# [Requirements]
Write out every line below that includes the word "React".

=== Information supplied ===

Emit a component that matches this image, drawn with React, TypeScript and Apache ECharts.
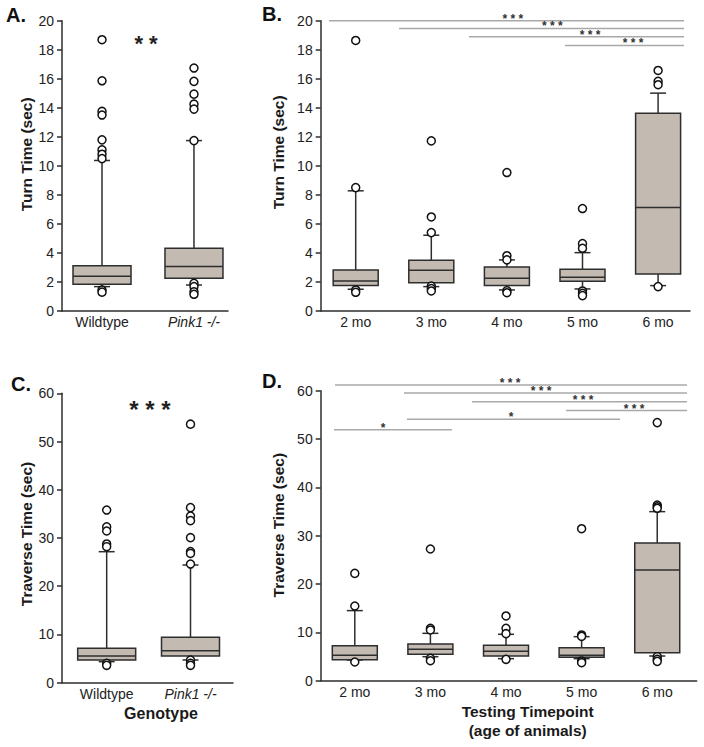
import React, { useEffect, useRef } from 'react';
import * as echarts from 'echarts';

const FONT = '"Liberation Sans", Arial, Helvetica, sans-serif';

const genotypeCategories = ['Wildtype', 'Pink1 -/-'];
const ageCategories = ['2 mo', '3 mo', '4 mo', '5 mo', '6 mo'];

// [lower whisker, Q1, median, Q3, upper whisker]
const turnGenotypeBoxes = [
  [1.68, 1.84, 2.39, 3.12, 10.37],
  [1.79, 2.25, 3.06, 4.32, 11.74],
];
const turnGenotypeOutliers = [
  [18.69, 15.86, 13.75, 13.5, 11.79, 11.1, 10.8, 10.5, 1.45, 1.3],
  [16.74, 15.82, 14.94, 14.25, 13.91, 11.74, 1.91, 1.68, 1.33, 1.15],
];

const turnAgeBoxes = [
  [1.5, 1.75, 2.07, 2.83, 8.28],
  [1.68, 1.95, 2.81, 3.5, 5.22],
  [1.45, 1.75, 2.25, 3.03, 3.52],
  [1.52, 2.05, 2.32, 2.87, 4.02],
  [1.75, 2.55, 7.13, 13.63, 15.01],
];
const turnAgeOutliers = [
  [18.64, 8.5, 1.45, 1.29],
  [11.72, 6.48, 5.4, 1.72, 1.54, 1.38],
  [9.54, 3.81, 3.52, 1.4, 1.26],
  [7.06, 4.64, 4.32, 1.38, 1.22, 1.06],
  [16.57, 15.82, 15.59, 1.68],
];

const traverseGenotypeBoxes = [
  [4.36, 4.71, 5.54, 7.13, 27.16],
  [4.71, 5.54, 6.64, 9.41, 24.4],
];
const traverseGenotypeOutliers = [
  [35.8, 32.3, 31.45, 28.76, 28.2, 4.02, 3.6],
  [53.6, 36.3, 34.56, 33.6, 30.07, 27.2, 26.8, 24.6, 4.7, 4.0, 3.6],
];

const traverseAgeBoxes = [
  [4.28, 4.35, 5.25, 7.24, 14.5],
  [4.97, 5.46, 6.5, 7.59, 9.8],
  [4.56, 5.11, 6.08, 7.32, 9.6],
  [4.56, 4.83, 5.25, 6.83, 9.11],
  [5.11, 5.8, 22.9, 28.49, 34.98],
];
const traverseAgeOutliers = [
  [22.2, 15.45, 3.87],
  [27.25, 10.84, 10.49, 4.63, 4.14],
  [13.39, 10.84, 9.73, 4.42],
  [31.45, 9.46, 9.18, 4.08, 3.73],
  [53.4, 36.35, 36.0, 35.67, 4.97, 4.42, 4.0],
];

// significance brackets: [from, to, y, star position]
const turnAgeSig = [
  [-0.353, 4.342, 20.0, 2.08],
  [0.573, 4.342, 19.47, 2.6],
  [1.499, 4.342, 18.9, 3.1],
  [2.768, 4.342, 18.3, 3.67],
];
const turnAgeSigLabels = ['* * *', '* * *', '* * *', '* * *'];

const traverseAgeSig = [
  [-0.262, 4.394, 61.2, 2.053],
  [0.651, 4.394, 59.5, 2.463],
  [1.55, 4.394, 57.7, 3.019],
  [2.794, 4.394, 55.9, 3.693],
  [0.69, 3.508, 54.1, 2.066],
  [-0.275, 1.284, 51.9, 0.373],
];
const traverseAgeSigLabels = ['* * *', '* * *', '* * *', '* * *', '*', '*'];

const BOX_FILL = '#c3bab2';
const DARK = '#2e2e2e';

function boxRender(boxW: number) {
  return (params: any, api: any) => {
    const x = api.value(0);
    const lo = api.coord([x, api.value(1)]);
    const q1 = api.coord([x, api.value(2)]);
    const med = api.coord([x, api.value(3)]);
    const q3 = api.coord([x, api.value(4)]);
    const hi = api.coord([x, api.value(5)]);
    const cx = lo[0];
    const h = boxW / 2;
    const cap = 8;
    const ls = { stroke: DARK, lineWidth: 1.5 };
    return {
      type: 'group',
      children: [
        { type: 'line', shape: { x1: cx, y1: hi[1], x2: cx, y2: q3[1] }, style: ls },
        { type: 'line', shape: { x1: cx, y1: q1[1], x2: cx, y2: lo[1] }, style: ls },
        { type: 'line', shape: { x1: cx - cap, y1: hi[1], x2: cx + cap, y2: hi[1] }, style: ls },
        { type: 'line', shape: { x1: cx - cap, y1: lo[1], x2: cx + cap, y2: lo[1] }, style: ls },
        {
          type: 'rect',
          shape: { x: cx - h, y: q3[1], width: boxW, height: q1[1] - q3[1] },
          style: { fill: BOX_FILL, stroke: DARK, lineWidth: 1.5 },
        },
        { type: 'line', shape: { x1: cx - h, y1: med[1], x2: cx + h, y2: med[1] }, style: ls },
      ],
    };
  };
}

function sigRender(labels: string[]) {
  return (params: any, api: any) => {
    const y = api.value(2);
    const a = api.coord([api.value(0), y]);
    const b = api.coord([api.value(1), y]);
    const s = api.coord([api.value(3), y]);
    return {
      type: 'group',
      children: [
        {
          type: 'line',
          shape: { x1: a[0], y1: a[1], x2: b[0], y2: b[1] },
          style: { stroke: '#a9a9a9', lineWidth: 1.5 },
        },
        {
          type: 'text',
          x: s[0],
          y: a[1] - 2,
          style: {
            text: labels[params.dataIndex],
            fill: '#333',
            font: `bold 12px ${FONT}`,
            align: 'center',
            verticalAlign: 'middle',
          },
        },
      ],
    };
  };
}

function xAxisFor(gridIndex: number, cats: string[], min: number, max: number, name: string, namePad: number) {
  return {
    type: 'value',
    gridIndex,
    min,
    max,
    name,
    nameLocation: 'middle',
    nameGap: 21,
    nameTextStyle: {
      fontFamily: FONT,
      fontSize: name.startsWith('Testing') ? 15.5 : 16,
      fontWeight: 'bold',
      color: '#1a1a1a',
      lineHeight: 19,
      padding: [0, 0, 0, namePad],
    },
    axisLine: { show: true, onZero: false, lineStyle: { color: DARK, width: 1.5 } },
    axisTick: { show: false },
    splitLine: { show: false },
    axisLabel: {
      customValues: cats.map((_, i) => i),
      formatter: (v: number) => {
        const c = cats[Math.round(v)];
        return c.startsWith('Pink1') ? `{i|${c}}` : c;
      },
      fontFamily: FONT,
      fontSize: 14,
      color: '#222',
      margin: 4,
      rich: { i: { fontStyle: 'italic', fontFamily: FONT, fontSize: 14, color: '#222' } },
    },
  };
}

function yAxisFor(gridIndex: number, max: number, interval: number, name: string, gap: number, pad: number, size: number) {
  return {
    type: 'value',
    gridIndex,
    min: 0,
    max,
    interval,
    name,
    nameLocation: 'middle',
    nameGap: gap,
    nameTextStyle: {
      fontFamily: FONT,
      fontSize: size,
      fontWeight: 'bold',
      color: '#1a1a1a',
      padding: [0, 0, 0, pad],
    },
    axisLine: { show: true, onZero: false, lineStyle: { color: DARK, width: 1.5 } },
    axisTick: { show: true, length: 5, lineStyle: { color: DARK, width: 1.5 } },
    splitLine: { show: false },
    axisLabel: { fontFamily: FONT, fontSize: 14, color: '#222', margin: 8 },
  };
}

function boxSeries(axisIndex: number, boxes: number[][], boxW: number) {
  return {
    type: 'custom',
    xAxisIndex: axisIndex,
    yAxisIndex: axisIndex,
    renderItem: boxRender(boxW),
    encode: { x: 0, y: [1, 2, 3, 4, 5] },
    data: boxes.map((b, i) => [i, ...b]),
    z: 2,
  };
}

function outlierSeries(axisIndex: number, outliers: number[][]) {
  return {
    type: 'scatter',
    xAxisIndex: axisIndex,
    yAxisIndex: axisIndex,
    symbol: 'circle',
    symbolSize: 8,
    itemStyle: { color: '#fff', borderColor: '#111', borderWidth: 1.5, opacity: 1 },
    data: outliers.flatMap((arr, i) => arr.map((v) => [i, v])),
    z: 5,
  };
}

function sigSeries(axisIndex: number, sig: number[][], labels: string[]) {
  return {
    type: 'custom',
    xAxisIndex: axisIndex,
    yAxisIndex: axisIndex,
    renderItem: sigRender(labels),
    encode: { x: [0, 1], y: 2 },
    clip: false,
    data: sig,
    z: 3,
  };
}

function panelLabel(text: string, x: number, y: number) {
  return {
    type: 'text',
    x,
    y,
    style: { text, font: `bold 20px ${FONT}`, fill: '#111', align: 'left', verticalAlign: 'middle' },
  };
}

const option: any = {
  animation: false,
  backgroundColor: '#fff',
  grid: [
    { left: 62, top: 20.7, width: 166, height: 290.3 },
    { left: 320.7, top: 20.7, width: 369.3, height: 290.3 },
    { left: 62, top: 393.3, width: 171, height: 289.4 },
    { left: 320.7, top: 390.7, width: 376, height: 290 },
  ],
  xAxis: [
    xAxisFor(0, genotypeCategories, -0.435, 1.37, '', 0),
    xAxisFor(1, ageCategories, -0.463, 4.422, '', 0),
    xAxisFor(2, genotypeCategories, -0.533, 1.507, 'Genotype', 27),
    xAxisFor(3, ageCategories, -0.451, 4.522, 'Testing Timepoint\n(age of animals)', 38),
  ],
  yAxis: [
    yAxisFor(0, 20, 2, 'Turn Time (sec)', 22, 23, 15.5),
    yAxisFor(1, 20, 2, 'Turn Time (sec)', 26, 27, 15.5),
    yAxisFor(2, 60, 10, 'Traverse Time (sec)', 22, 8, 15.5),
    yAxisFor(3, 60, 10, 'Traverse Time (sec)', 26, 21, 15.5),
  ],
  series: [
    boxSeries(0, turnGenotypeBoxes, 58),
    outlierSeries(0, turnGenotypeOutliers),
    boxSeries(1, turnAgeBoxes, 45),
    outlierSeries(1, turnAgeOutliers),
    sigSeries(1, turnAgeSig, turnAgeSigLabels),
    boxSeries(2, traverseGenotypeBoxes, 58),
    outlierSeries(2, traverseGenotypeOutliers),
    boxSeries(3, traverseAgeBoxes, 45),
    outlierSeries(3, traverseAgeOutliers),
    sigSeries(3, traverseAgeSig, traverseAgeSigLabels),
  ],
  graphic: [
    panelLabel('A.', 6, 15),
    panelLabel('B.', 262, 14),
    panelLabel('C.', 11, 384),
    panelLabel('D.', 262, 381),
    {
      type: 'text',
      x: 146,
      y: 43,
      style: { text: '* *', font: `bold 22px ${FONT}`, fill: '#222', align: 'center', verticalAlign: 'middle' },
    },
    {
      type: 'text',
      x: 150,
      y: 409,
      style: { text: '* * *', font: `bold 24px ${FONT}`, fill: '#222', align: 'center', verticalAlign: 'middle' },
    },
  ],
};

export default function App() {
  const ref = useRef<HTMLDivElement>(null);
  useEffect(() => {
    const chart = echarts.init(ref.current!, null, { renderer: 'svg' });
    chart.setOption(option);
    return () => chart.dispose();
  }, []);
  return (
    <div
      ref={ref}
      style={{ position: 'fixed', left: 0, top: 0, width: 704, height: 747, background: '#fff' }}
    />
  );
}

===

# [Correct answer]
Emit a component that matches this image, drawn with React, TypeScript and Apache ECharts.
import React, { useEffect, useRef } from 'react';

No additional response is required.